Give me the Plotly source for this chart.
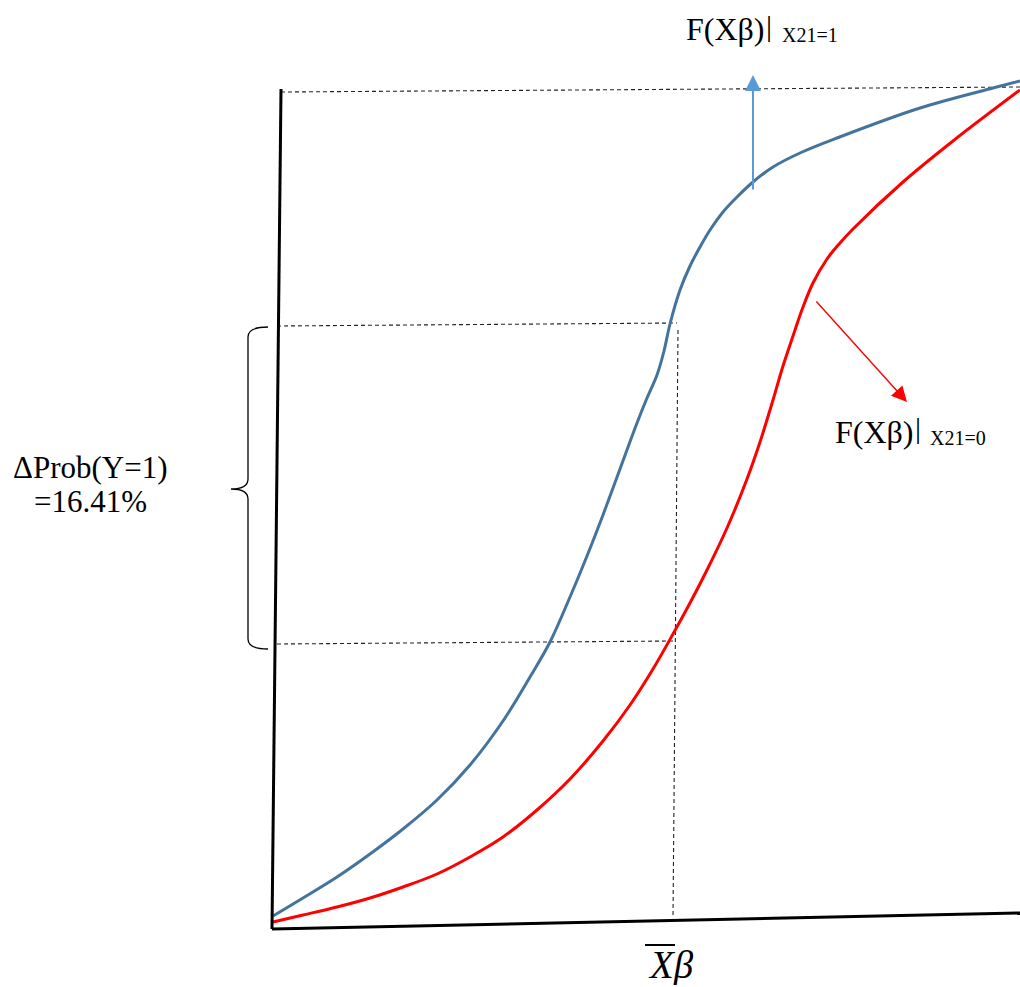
import plotly.graph_objects as go

# ---- data (diagram drawn in page-pixel units, y grows downward) ----
blue_x = [273, 303, 337, 370, 403, 437, 470, 503, 530, 550, 570, 587, 603, 620, 637, 647, 657, 664, 670, 680, 690, 700, 710, 723, 737, 753, 773, 800, 837, 920, 993, 1020]
blue_y = [916, 898, 877, 854, 829, 800, 765, 721, 677, 642, 597, 556, 515, 469, 423, 398, 375, 351, 324, 290, 266, 247, 230, 212, 197, 182, 167, 153, 138, 108, 88, 81]

red_x = [273, 303, 337, 370, 403, 437, 470, 503, 537, 570, 603, 630, 653, 673, 690, 707, 727, 747, 760, 773, 783, 793, 803, 813, 827, 840, 853, 903, 953, 1020]
red_y = [922, 915, 907, 898, 887, 874, 857, 837, 810, 779, 741, 705, 669, 634, 603, 570, 528, 479, 442, 400, 366, 336, 307, 283, 259, 243, 229, 182, 141, 90]

yaxis_line_x = [272, 281]
yaxis_line_y = [929, 89]
xaxis_line_x = [272, 1020]
xaxis_line_y = [929, 913]

top_dash_x = [281, 1020]
top_dash_y = [92, 87]
upper_dash_x = [277, 677]
upper_dash_y = [326, 323]
lower_dash_x = [277, 675]
lower_dash_y = [644, 641]
vert_dash_x = [678, 673]
vert_dash_y = [330, 918]

blue_arrow = dict(x0=753, y0=191, x1=753, y1=75)
red_arrow = dict(x0=815, y0=300, x1=907, y1=402)

brace_x, brace_tip_x, brace_end_x = 248, 231, 268
brace_top, brace_mid, brace_bottom = 327, 489, 649

label_top = ("F(Xβ)", "|", "X21=1")
label_right = ("F(Xβ)", "|", "X21=0")
label_left = ("ΔProb(Y=1)", "=16.41%")
label_bottom = "Xβ"

BLUE = "#44739E"
RED = "#FF0000"
FONT = "Liberation Serif"

fig = go.Figure()

def line(x, y, color, width, dash=None, shape="linear", smoothing=1):
    fig.add_trace(go.Scatter(x=x, y=y, mode="lines", hoverinfo="skip",
                             line=dict(color=color, width=width, dash=dash, shape=shape,
                                       smoothing=smoothing)))

# dashed guides
dash = "4px,3px"
line(top_dash_x, top_dash_y, "#222", 1.1, dash)
line(upper_dash_x, upper_dash_y, "#222", 1.1, dash)
line(lower_dash_x, lower_dash_y, "#222", 1.1, dash)
line(vert_dash_x, vert_dash_y, "#222", 1.1, dash)

# curves
line(blue_x, blue_y, BLUE, 3, shape="spline", smoothing=1)
line(red_x, red_y, RED, 3, shape="spline", smoothing=1)

# axes
line(yaxis_line_x, yaxis_line_y, "black", 3)
line(xaxis_line_x, xaxis_line_y, "black", 3)

# brace
bx, tx, ex = brace_x, brace_tip_x, brace_end_x
t, m, b = brace_top, brace_mid, brace_bottom
path = (f"M{ex},{t} Q{bx},{t} {bx},{t+10} L{bx},{m-10} Q{bx},{m} {tx},{m} "
        f"Q{bx},{m} {bx},{m+10} L{bx},{b-10} Q{bx},{b} {ex},{b}")
fig.add_shape(type="path", path=path, xref="x", yref="y",
              line=dict(color="black", width=1.3))

# arrows
fig.add_annotation(x=blue_arrow["x1"], y=blue_arrow["y1"], ax=blue_arrow["x0"], ay=blue_arrow["y0"],
                   xref="x", yref="y", axref="x", ayref="y", text="", showarrow=True,
                   arrowhead=2, arrowsize=1.6, arrowwidth=2, arrowcolor="#5B9BD5")
fig.add_annotation(x=red_arrow["x1"], y=red_arrow["y1"], ax=red_arrow["x0"], ay=red_arrow["y0"],
                   xref="x", yref="y", axref="x", ayref="y", text="", showarrow=True,
                   arrowhead=2, arrowsize=2.2, arrowwidth=1.4, arrowcolor=RED)

def text(s, x, y, size, xanchor="left", italic=False, height=None):
    fig.add_annotation(x=x, y=y, xref="x", yref="y", text=(f"<i>{s}</i>" if italic else s),
                       showarrow=False, xanchor=xanchor, yanchor="middle", height=height,
                       font=dict(family=FONT, size=size, color="black"))

# top label
text(label_top[0], 684, 29, 32)
text(label_top[1], 769, 25, 30, xanchor="center")
text(label_top[2], 780, 35, 20)
# right label
text(label_right[0], 833, 432, 32)
text(label_right[1], 918, 427, 30, xanchor="center")
text(label_right[2], 928, 438, 20)
# left label
text(label_left[0], 90, 467, 31, xanchor="center")
text(label_left[1], 90, 501, 31, xanchor="center")
# bottom label
text(label_bottom, 671, 965, 39, xanchor="center", italic=True, height=40)
fig.add_shape(type="line", x0=645, x1=675, y0=945, y1=945, xref="x", yref="y",
              line=dict(color="black", width=2))

fig.update_layout(
    width=1020, height=987, margin=dict(l=0, r=0, t=0, b=0),
    plot_bgcolor="white", paper_bgcolor="white", showlegend=False,
    xaxis=dict(range=[0, 1020], visible=False, fixedrange=True),
    yaxis=dict(range=[987, 0], visible=False, fixedrange=True),
)

fig.write_html("out.html", config={"displayModeBar": False},
               post_script="document.body.style.margin='0';")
**********
▸ **Directions**: Everything from the top line of the data down to and including the line with "108, 88, 81]" is to be copied, except the pictures.

▸ **Task answer**:
Give me the Plotly source for this chart.
import plotly.graph_objects as go

# ---- data (diagram drawn in page-pixel units, y grows downward) ----
blue_x = [273, 303, 337, 370, 403, 437, 470, 503, 530, 550, 570, 587, 603, 620, 637, 647, 657, 664, 670, 680, 690, 700, 710, 723, 737, 753, 773, 800, 837, 920, 993, 1020]
blue_y = [916, 898, 877, 854, 829, 800, 765, 721, 677, 642, 597, 556, 515, 469, 423, 398, 375, 351, 324, 290, 266, 247, 230, 212, 197, 182, 167, 153, 138, 108, 88, 81]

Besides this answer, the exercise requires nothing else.